As it turns out ironically, these efforts are presented to citizens as not only making their lives easier through convenience, but also making sure their personal data contained within these digital IDs is safer in a world teeming with malicious actors.

Opponents have been warning about serious privacy implications, but also argue against the claim that data security actually gets improved.

It would appear they are right – at least according to a report by a cybersecurity firm issued after the hacker attacks happening around the Christmas holiday, something that’s now been dubbed “Leaksmas.”

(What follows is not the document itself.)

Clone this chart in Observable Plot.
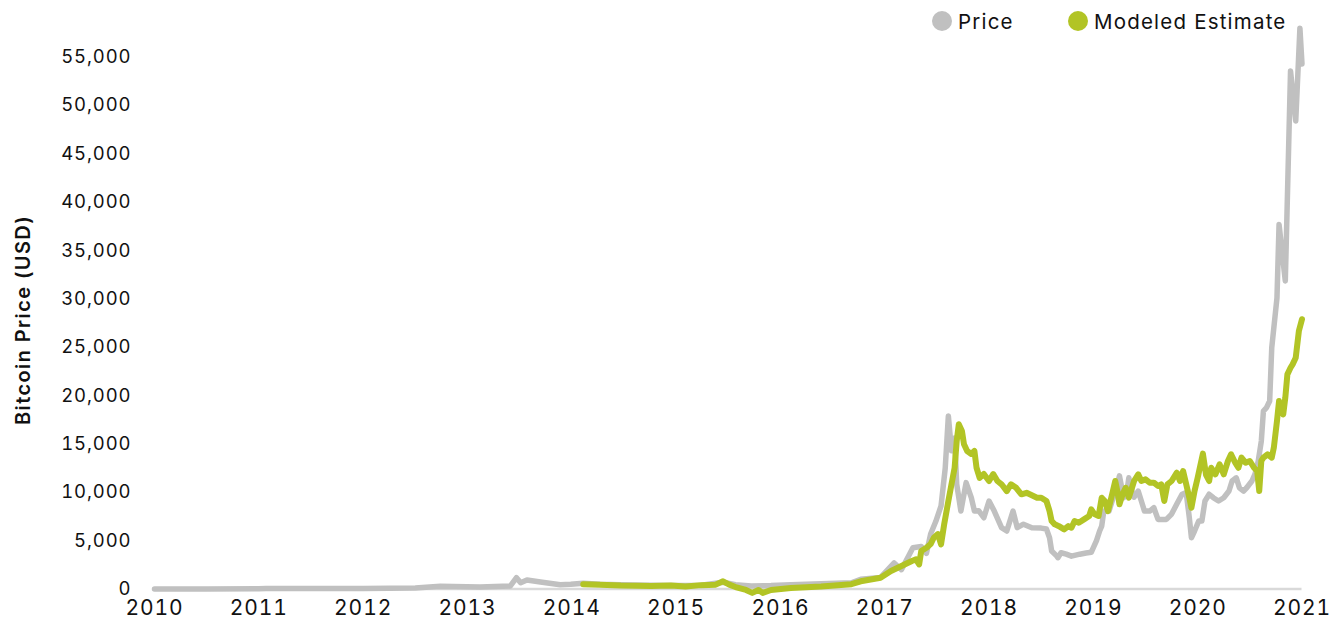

Not only governments, but hackers as well love digital IDs and huge amounts of personal information all neatly gathered in one place, and, judging by what’s been happening recently, in many instances, sitting there pretty much easily available to them.

And hackers have expressed this love by making digital ID data their primary focus, the firm, Resecurity, said in its report. Resecurity claims that this is a clear fact, and that it was able to discern it by analyzing data dumps once they started appearing on the dark web after the Christmas-time “digital smash-and-grabs.”

In numbers, a staggering 50 million records containing personally identifiable information have surfaced on the dark web. The reason so many stolen datasets have made it to the black digital market all at once appear to be “technicalities” related to the time window during which most of it will be “sellable”.

Breaking down that 50 million number, Resecurity said that 22 million records were stolen from a telecommunications company in Peru, which include what’s known there as DNIs – national IDs.

According to reports, it is hard to overestimate how devastating this event could be, if the DNIs end up in the wrong hands. It is the sole ID document recognized by the authorities in Peru for a range of things fundamental to people’s everyday life: “judicial, administrative, commercial and civil transactions,” as one article put it.

After Peru, other countries most affected are the Philippines, the US, France, and Vietnam.